“Todos dias vem muita gente bater-nos à porta. A pobreza é grande e as pessoas vão de porta em porta para que alguém as ajude”, disse à agência Lusa, por telefone, este padre português, natural de Viana do Castelo.
Aos 73 anos, José Arieira de Carvalho, cumpre desde 2006 uma segunda missão na República Democrática do Congo (RDCongo), onde já tinha estado cerca de 10 anos na década de 80.
Ensina uma turma de 35 jovens que se preparam para a vida missionária no seminário de Kinsagani, cidade do nordeste do país, que descreve como “uma das mais calmas do país” atualmente, depois de anos de violência e sofrimento causada pela guerra entre ugandeses e ruandeses no ano 2000.
Uma calma e normalidade que contrasta, segundo o missionário português, com outras zonas do mesmo nordeste congolês, nomeadamente na província de Kivu, onde a instabilidade política está a deixar campo aberto para “muitos roubos, assassínios e ataques à mão armada”.
“Praticamente todos os dias há massacres, gente forçada a abandonar as aldeias”, disse.
Na origem desta instabilidade, está o afastamento do atual chefe de Estado, Félix Tshisekedi, da coligação de governo estabelecida em maio de 2019 com o partido do presidente cessante Joseph Kabila e o estabelecimento de uma “União Sagrada”, a que se juntaram muitos dos deputados que estavam anteriormente na Frente Comum do Congo (FCC), de Kabila.
“É uma situação explosiva. O que isto vai dar ninguém sabe, pode até dar uma guerra civil”, receia o missionário.
A República Democrática do Congo realizou eleições em dezembro de 2018, após vários adiamentos e depois de Kabila ter sido sujeito a múltiplas pressões para deixar o cargo.
Apesar da vitória de Félix Tshisekedi, o partido de Kabila manteve uma maioria parlamentar após a eleição, cujos resultados foram contestados pela oposição e pela Igreja Católica, que sustenta que a votação foi ganha pelo candidato opositor Martin Fayulu.
Desde então, a RDCongo vinha sendo governada por uma coligação entre as forças de Tshisekedi e de Kabila.
O padre Arieira assinala também as consequências económicas e sociais desta instabilidade.
“As escolas estão abertas, mas os professores não são pagos. Os médicos nos hospitais também se queixam de que não são pagos e, por isso, várias escolas estão em greve”, disse.
O missionário português apontou ainda o estado das estradas, que, segundo disse, nas regiões interiores do país “praticamente deixaram de existir”.

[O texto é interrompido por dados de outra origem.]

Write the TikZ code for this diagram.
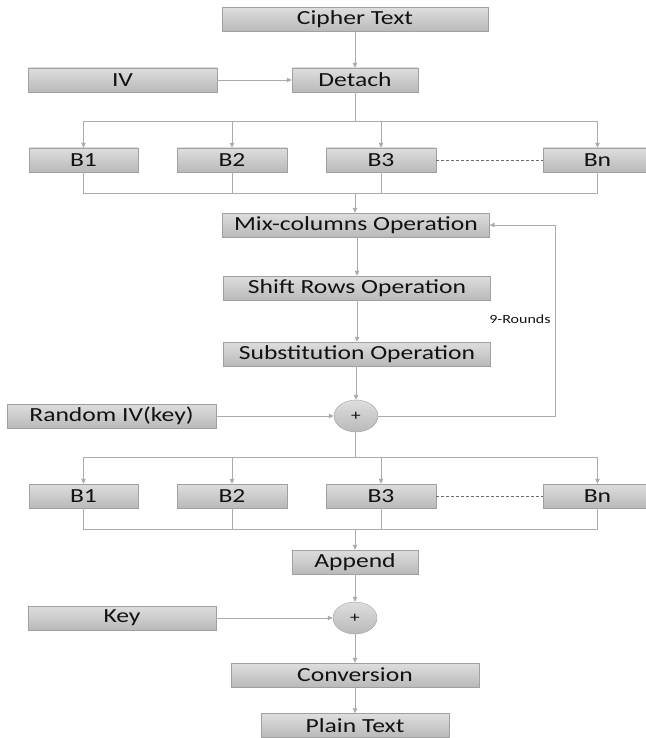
\documentclass[tikz,border=0pt]{standalone}
\usepackage{fontspec}
\setmainfont{Carlito}[FakeStretch=1.28]
\usetikzlibrary{arrows.meta,shapes.geometric}

\definecolor{boxtop}{HTML}{DEDEDE}
\definecolor{boxbot}{HTML}{B9B9B9}
\definecolor{edge}{HTML}{A0A0A0}
\definecolor{wire}{HTML}{ABABAB}
\definecolor{ink}{HTML}{121212}

\tikzset{
  blocco/.style={draw=edge, top color=boxtop, bottom color=boxbot, minimum height=24pt,
    inner sep=0pt, text=ink, font=\fontsize{20}{22}\selectfont},
  somma/.style={ellipse, draw=edge, top color=boxtop, bottom color=boxbot, minimum width=44pt,
    minimum height=32pt, inner sep=0pt, text=ink, font=\fontsize{15}{17}\selectfont},
  filo/.style={draw=wire, line width=0.8pt},
  freccia/.style={filo, -{Triangle[length=5pt,width=4.5pt]}},
  puntini/.style={draw=gray!85!black, line width=0.8pt, dash pattern=on 3pt off 2pt}
}

\begin{document}
\begin{tikzpicture}[x=1pt, y=-1pt]
        \useasboundingbox (0,0) rectangle (645,738);

        % Ingresso
        \node[blocco, minimum width=266pt] (cipher) at (355,19.5) {Cipher Text};
        \node[blocco, minimum width=189pt] (iv) at (122.5,80) {IV};
        \node[blocco, minimum width=126pt] (detach) at (355,80) {Detach};
        \draw[freccia] (cipher) -- (detach);
        \draw[freccia] (iv) -- (detach);

        % Primi blocchi
        \node[blocco, minimum width=109pt] (b1) at (83.5,160) {B1};
        \node[blocco, minimum width=110pt] (b2) at (232,160) {B2};
        \node[blocco, minimum width=110pt] (b3) at (381,160) {B3};
        \node[blocco, minimum width=109pt] (bn) at (597.5,160) {Bn};
        \coordinate (split1) at (355,121);
        \coordinate (merge1) at (355,193);
        \draw[filo] (detach) -- (split1);
        \foreach \b in {b1,b2,b3,bn}
            \draw[freccia] (split1) -| (\b.north);
        \foreach \b in {b1,b2,b3,bn}
            \draw[filo] (\b.south) |- (merge1);
        \draw[puntini] (b3) -- (bn);

        % Round
        \node[blocco, minimum width=267pt] (mix) at (356,225) {Mix-columns Operation};
        \node[blocco, minimum width=267pt] (shift) at (357,288) {Shift Rows Operation};
        \node[blocco, minimum width=267pt] (subst) at (357,354) {Substitution Operation};
        \node[somma] (xor1) at (356,416) {+};
        \node[blocco, minimum width=209pt] (rkey) at (111.5,416) {Random IV(key)};
        \draw[freccia] (merge1) -- (merge1 |- mix.north);
        \draw[freccia] (mix.south -| shift) -- (shift);
        \draw[freccia] (shift) -- (subst);
        \draw[freccia] (subst.south -| xor1) -- (xor1);
        \draw[freccia] (rkey) -- (xor1);

        % Ritorno per i round
        \coordinate (giro) at (555,416);
        \draw[freccia] (xor1.east) -- (giro) |- (mix.east);
        \node[text=ink, font=\fontsize{12.5}{14}\selectfont] (giri) at (520,319) {9-Rounds};

        % Secondi blocchi
        \node[blocco, minimum width=109pt] (c1) at (83.5,496) {B1};
        \node[blocco, minimum width=110pt] (c2) at (232,496) {B2};
        \node[blocco, minimum width=110pt] (c3) at (381,496) {B3};
        \node[blocco, minimum width=109pt] (cn) at (597.5,496) {Bn};
        \coordinate (split2) at (355,457);
        \coordinate (merge2) at (355,529);
        \draw[filo] (xor1.south -| split2) -- (split2);
        \foreach \b in {c1,c2,c3,cn}
            \draw[freccia] (split2) -| (\b.north);
        \foreach \b in {c1,c2,c3,cn}
            \draw[filo] (\b.south) |- (merge2);
        \draw[puntini] (c3) -- (cn);

        % Uscita
        \node[blocco, minimum width=126pt] (append) at (355,562) {Append};
        \node[somma] (xor2) at (355,618) {+};
        \node[blocco, minimum width=188pt] (key) at (122,618) {Key};
        \node[blocco, minimum width=248pt] (conv) at (355,675) {Conversion};
        \node[blocco, minimum width=188pt] (plain) at (355,725.5) {Plain Text};
        \draw[freccia] (merge2) -- (append);
        \draw[freccia] (append) -- (xor2);
        \draw[freccia] (key) -- (xor2);
        \draw[freccia] (xor2) -- (conv);
        \draw[freccia] (conv) -- (plain);
    \end{tikzpicture}
\end{document}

“As entradas que vêm de Butembo ou Goma, que tem muitos produtos agrícolas que abastecem uma boa parte do Congo, praticamente não existem e algumas vezes juntam-se 500 a 800 camiões porque um encrava na estrada e os outros já não podem passar”, disse.
O sacerdote descreve um quotidiano “caótico” a nível político, económico e social, numa comparação com os primeiros anos da sua passagem pelo país, altura em que governava Mobotu Sese Seko.
“Essa foi uma altura calma em que as condições de segurança eram razoáveis e a agricultura e indústria funcionavam. Pouco a pouco as coisas foram-se deteriorando e dá impressão de que cada ano se deterioram mais”, disse.
Num país com potencial para ser um dos mais ricos do mundo por causa dos recursos minerais e do seu potencial agrícola, não existem indústrias e boa parte dos produtos alimentares são importados.
“As únicas fábricas que funcionam são as de cerveja. O Congo seria um dos países mais ricos do mundo, tem a maior floresta de África, tem ouro, cobalto e diamantes. Todo o Congo é cultivável, mas importa arroz e produtos agrícolas, quando podia fornecer esses produtos para toda a África”, lamentou.
Para o missionário português, toda esta riqueza acabou por ser “tornar uma maldição” para a República Democrática do Congo.
“Em todos esses países onde há mais recursos é onde há mais ataques e massacres e as populações não lucram nada com isso, vivem na pobreza”, disse.
O sacerdote apontou que o Ébola continua a matar entre a população, que sofrem ainda com a malária e a febre tifoide.
“O Ébola continua ativo, mas ninguém fala disso por causa do covid-19. Não passa um mês sem que um dos nossos jovens não seja atacado pela malária. Felizmente já é fácil de controlar, mas as pessoas sem meios morrem por falta de um comprimido que custa 5 ou 10 dólares”, disse.
O missionário português disse ainda que a pandemia de covid-19 não atingiu muito o país, onde apenas há registo de casos isolados.
“Felizmente, porque se acontecesse, 50% da população iria morrer”, disse, lembrando que nos transportes ou nos mercados “as pessoas vivem todas amontoadas”.